Carolyn introduced three musicians as “the house band”. Jake Levesque. I recalled the name from email conversations in our first season. A slim, very elongated guy with shoulder-length white hair and round glasses. Catherine McKinnon. Yes, that’s the name I heard. Which of the two was she? A memory from an album cover surfaced. She had been a lovely, very feminine woman. I remembered long brown hair. The woman I was looking at gave me the same feeling but she could be in her 30s or 40s. So it couldn’t be the Catherine McKinnon I remembered. Maybe her daughter. Sure looked like her though. Must be someone who happened to have the same name. I let it go. The other singer didn’t have that familiar feeling, so she must be the Laurraine Siguoin.
They did a silly little song, which was called ‘a silly little song’. Yes but it was sung so well, the tender little phrases, the hanging words, the pauses, the zips up and down -- stand-up comedy sung so lightly I found I was holding my breath because the sentence of notes just went on and on carrying me along, ready to laugh but no not yet. And the other voices fit in there lifting it further.
But this was still a room full of strangers. I was there with the music but also I wasn’t.
It took little things. Like Jake’s voice. It was the deepest rumble I could remember hearing coming out of a human being. It felt like my chair was about to vibrate. And it didn’t sound at all like he was pushing it down there. It was emanating like a purr from the throat under that long head. But a moment later he was singing higher, a harmony in sync with the women. It seemed just as effortless.
Then there was Catherine McKinnon. As I watched her the memories began to surface. Her long brown hair seemed the same. The shape of her face from certain angles. She wasn’t as slim, but still remarkably young. The voice. That pure voice I had grown so attached to. Yes, this had to be her. And slowly my emotions began to surface from under decades of weight. I must have been a teenager then. She was to me the ideal image of femininity, natural, calm, just there. Then glimpses of later ones, later loves -- Julie Andrews, then Julie Christie in Doctor Zhivago, still my favourite movie.
But I had come to see the legendary poet Stan Dragland. He was reading from something which should be easy for any guy to get into and follow, a humourous little book about penis situations. And yes it was funny. I laughed along with everybody. The way he deadpanned it the whole way, without a single smile, didn’t hurt. An oddly masculine way of reading. Like an urban Clint Eastwood, who had been my model of masculinity most of my life. (I even smoked cigarillos at one point.) In the end, though, not too long ago, I realized those crow’s feet behind his eyes weren’t etched by the desert wind and the hot sun and the smoke from his cigarillo but by smiling off stage, year after year, at all those other actors and directors and accolytes who also passed their hours with smiles painted on their faces. But nevertheless the legendary Dragland had that Man-With-No-Name confidence. As we were all ripped apart in our chairs, Dragland read with the smallest of gestures, the most minute expressions.
But I had laughed before.
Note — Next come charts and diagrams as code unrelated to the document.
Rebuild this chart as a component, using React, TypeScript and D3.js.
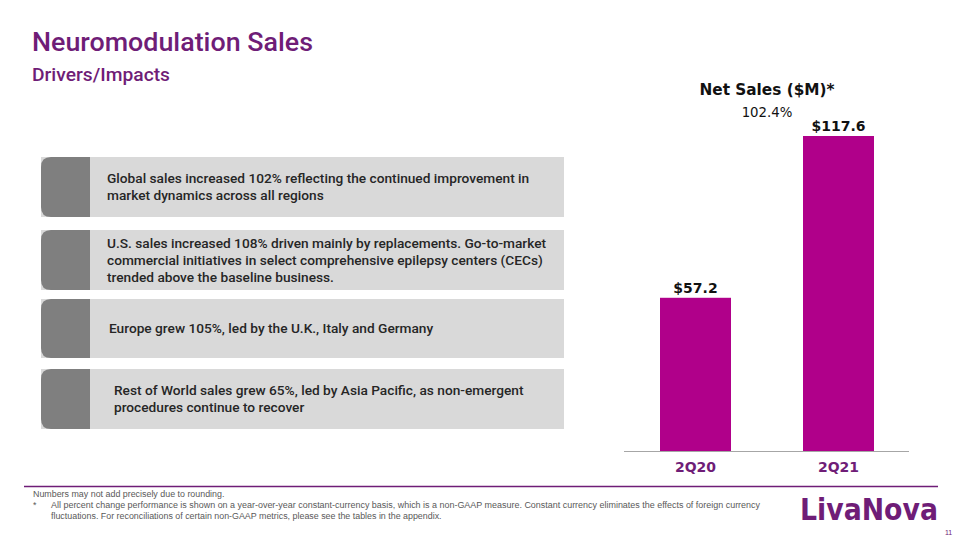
import React from "react";
import * as d3 from "d3";

const categories = ["2Q20", "2Q21"];
const netSales = [57.2, 117.6];
const valueLabels = ["$57.2", "$117.6"];
const growthLabel = "102.4%";
const chartTitle = "Net Sales ($M)*";

const drivers = [
  ["Global sales increased 102% reflecting the continued improvement in", "market dynamics across all regions"],
  ["U.S. sales increased 108% driven mainly by replacements. Go-to-market", "commercial initiatives in select comprehensive epilepsy centers (CECs)", "trended above the baseline business."],
  ["Europe grew 105%, led by the U.K., Italy and Germany"],
  ["Rest of World sales grew 65%, led by Asia Pacific, as non-emergent", "procedures continue to recover"],
];

const PURPLE = "#6f1d77";
const BAR = "#b0008a";

export default function App() {
  const W = 960, H = 540;
  const xc = d3.scalePoint<string>().domain(categories).range([695.5, 838.5]);
  const barW = 71;
  const y = d3.scaleLinear().domain([0, 117.6]).range([451, 136]);

  const boxes = [
    { y0: 157, y1: 217, tx: 107 },
    { y0: 230, y1: 290, tx: 107 },
    { y0: 299, y1: 358, tx: 109 },
    { y0: 369, y1: 429, tx: 114 },
  ];
  const lineH = 17;

  return (
    <svg width={W} height={H} style={{ position: "absolute", left: 0, top: 0, background: "#fff" }}>
      <text x={32} y={51} fontFamily="Roboto, Liberation Sans, Arial, sans-serif" fontWeight={500} fontSize={26} fill={PURPLE} textLength={281} lengthAdjust="spacingAndGlyphs">Neuromodulation Sales</text>
      <text x={32} y={81} fontFamily="Roboto, Liberation Sans, Arial, sans-serif" fontWeight={500} fontSize={17.5} fill={PURPLE} textLength={138} lengthAdjust="spacingAndGlyphs">Drivers/Impacts</text>

      {drivers.map((lines, i) => {
        const b = boxes[i];
        const h = b.y1 - b.y0;
        const mid = (b.y0 + b.y1) / 2;
        const startY = mid - ((lines.length - 1) * lineH) / 2 + 4.5;
        return (
          <g key={i}>
            <rect x={41} y={b.y0} width={523} height={h} fill="#d9d9d9" />
            <path d={`M90,${b.y0} L51,${b.y0} Q41,${b.y0} 41,${b.y0 + 10} L41,${b.y1 - 10} Q41,${b.y1} 51,${b.y1} L90,${b.y1} Z`} fill="#7f7f7f" />
            {lines.map((l, j) => (
              <text key={j} x={b.tx} y={startY + j * lineH} fontFamily="Roboto, Liberation Sans, Arial, sans-serif" fontWeight={500} fontSize={13.7} fill="#262626">{l}</text>
            ))}
          </g>
        );
      })}

      <text x={767} y={95} textAnchor="middle" fontFamily="DejaVu Sans, sans-serif" fontWeight={700} fontSize={15.3} fill="#111">{chartTitle}</text>
      <text x={767} y={117} textAnchor="middle" fontFamily="DejaVu Sans, sans-serif" fontSize={13.3} fill="#111">{growthLabel}</text>

      {categories.map((c, i) => (
        <g key={c}>
          <rect x={xc(c)! - barW / 2} y={y(netSales[i])} width={barW} height={y(0) - y(netSales[i])} fill={BAR} />
          <text x={xc(c)!} y={y(netSales[i]) - 5} textAnchor="middle" fontFamily="DejaVu Sans, sans-serif" fontWeight={700} fontSize={14} fill="#111">{valueLabels[i]}</text>
          <text x={xc(c)!} y={472} textAnchor="middle" fontFamily="DejaVu Sans, sans-serif" fontWeight={700} fontSize={14} fill={PURPLE}>{c}</text>
        </g>
      ))}
      <line x1={624} x2={909} y1={451.5} y2={451.5} stroke="#a6a6a6" strokeWidth={1} />

      <line x1={24} x2={938} y1={486.5} y2={486.5} stroke={PURPLE} strokeWidth={1.5} />
      <g fontFamily="Liberation Sans, Arial, sans-serif" fontSize={8.9} fill="#595959">
        <text x={33} y={497}>Numbers may not add precisely due to rounding.</text>
        <text x={33} y={508}>*</text>
        <text x={51} y={508} textLength={709} lengthAdjust="spacingAndGlyphs">All percent change performance is shown on a year-over-year constant-currency basis, which is a non-GAAP measure. Constant currency eliminates the effects of foreign currency</text>
        <text x={51} y={519}>fluctuations. For reconciliations of certain non-GAAP metrics, please see the tables in the appendix.</text>
      </g>
      <text x={800} y={520} fontFamily="DejaVu Sans, sans-serif" fontWeight={700} fontSize={30} fill={PURPLE} textLength={138} lengthAdjust="spacingAndGlyphs">LivaNova</text>
      <text x={945} y={535} fontFamily="Liberation Sans, Arial, sans-serif" fontSize={7} fill={PURPLE}>11</text>
    </svg>
  );
}
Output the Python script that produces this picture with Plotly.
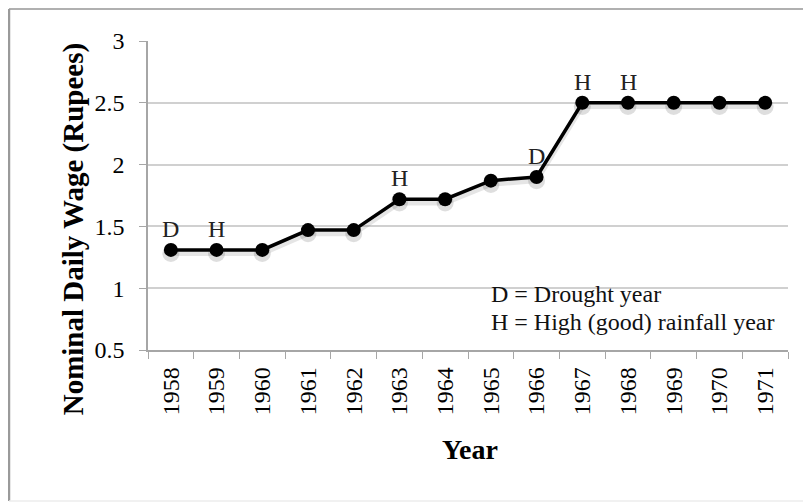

And again Catherine was right there in front of me singing so perfectly with the other two. Most of the songs were old favourites. There was a Beatles medley. Eleanor Rigby. I knew the words of course so I didn’t have to listen to them. I became lost in how they were formed. How the voices flowed with each other. I couldn’t quite understand what was happening. It didn’t seem to be just a matter of harmonizing. Instead it was harmonizing in the very particular ways that created beauty. It became obvious to me that these minds were unlike mine. They were hugely musical. They must have lived in this musical moment with each other so often that they really were some kind of a unit. I would love to be part of something like that myself, but couldn’t imagine it.
I hadn’t been in this space for a long time, into moments of sheer musical joy, where I let myself go like on a drug. The last time I had been so overwhelmed was several years ago hearing an old tape of Janis Joplin sing Ball and Chain. But this was even better. It wasn’t one big voice in high gear, but three weaving together. Their easy, continuous perfection was at once shocking and exhilarating.
On the way out I asked Carolyn Doyle if that was really THE Catherine McKinnon. She smiled and knew what I meant. “No, Catherine McKinnus.”
Wow. How could I be so wrong? And I even had the wrong woman. The one I thought was Catherine McKinnon was actually Lorraine Siguoin.
The long line of the past changes shape, contracts and expands so easily. Memories reform and confuse. Feelings will simply have their way.
Carolyn said the next Landon Cabaret will be in February. I’ll be there. Early.